An ode to Panthers Steve Smith, #89

Jeremy Brevard-USA TODAY Sports

The vast majority of the people on this site's NFL fandom lived long before the existence of professional football in the Carolinas. You lived through the excitement of the league granting Charlotte its 31st franchise in 1987, the first games in Death Valley in 1995, the Rae Carruth saga -- many of you may still own a Biakbatuka jersey withering away in the back of your closet. Perhaps, you were tuned in to the 2001 Draft when Bill Polian spent a 3rd round selection on Steve Smith, a punt returner out of The University of Utah who lacked the size to play receiver in the National Football League.

Steve Smith's arrival came as a pleasant surprise to you; eventually he became your favorite player. At times, he was the only reason you tuned in to FOX on Sundays. Never ceasing to amaze, never relinquishing the hunger for revenge, never leaving anything but history on the field, Smitty attracted your emotional attachment. His impact on your life is presumably admittedly infinite. His 12 year tenure with the Panthers, however, may have seemed to come and go in the blink of an eye.

This ode is predicated on perspective. This is coming from a kid who asked for Smitty jerseys in early December, cried when he laid on the sideline in agony on Monday Night Football in 2004. A kid who ran around the house with a black and blue ball in my arm, diving on to the couch, proceeding to stand up, spin the ball on the ground and slap myself on the head 'scream-whispering' profanities to imaginary cornerbacks. A kid who boosted all of Smitty's attributes in Madden to 99 because I genuinely found the original ratings to be utterly incorrect. A kid with a hero.

Smitty provided a dash of continuity in my life when life itself provided quite the opposite. At times the only thing I could count on was that Steve Smith was going to suit up in sliver and black, blue, or white and put on a show.

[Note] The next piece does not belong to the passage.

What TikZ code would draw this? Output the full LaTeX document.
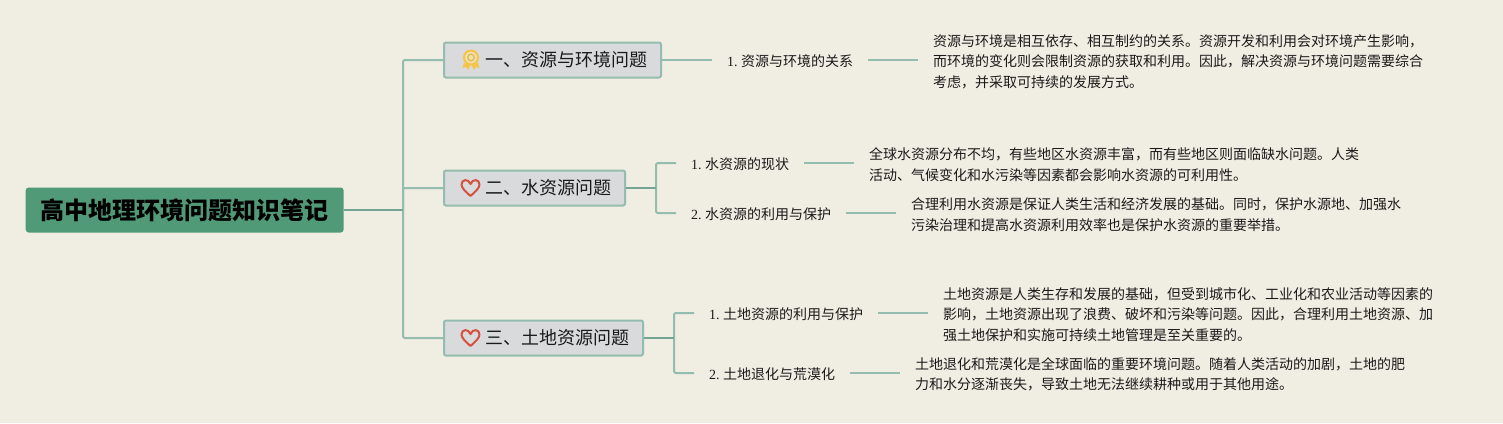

Number 89 reigned over the league long before I had entered the general realm of understanding the "X's & O's" aspect of football. I didn't recognize how well Smitty attacked the point of the catch, his elusiveness with the ball in his hands, or his physicality at the line of scrimmage. In my eyes, he was simply a super hero carrying out his heroic football duties to the Carolinas.

I continued to grow -- in size, age, brain capacity, and maturity. My love for the Panthers grew just as steadily. This team is my life, and Steve Smith has always been the staple, the foundation, the face of the franchise. The roar of the crowd at Bank of America never reached its maximum volume until the finale of player introductions -- "At Wide Receiver... from Utah... Number 89! Steve Smith!" As he emerged from the smokey tunnel, the sensation never decreased in intensity from the first time I witnessed it in 2005 as a 3rd grader to my last in 2012 as a sophomore in high school. There's an energy he created that we must unfortunately store in our memories. But wherever Cam takes us, no matter how many Lombardi trophies come to Charlotte, let us not forget the rules and regulations of the game: 89. Bottom line.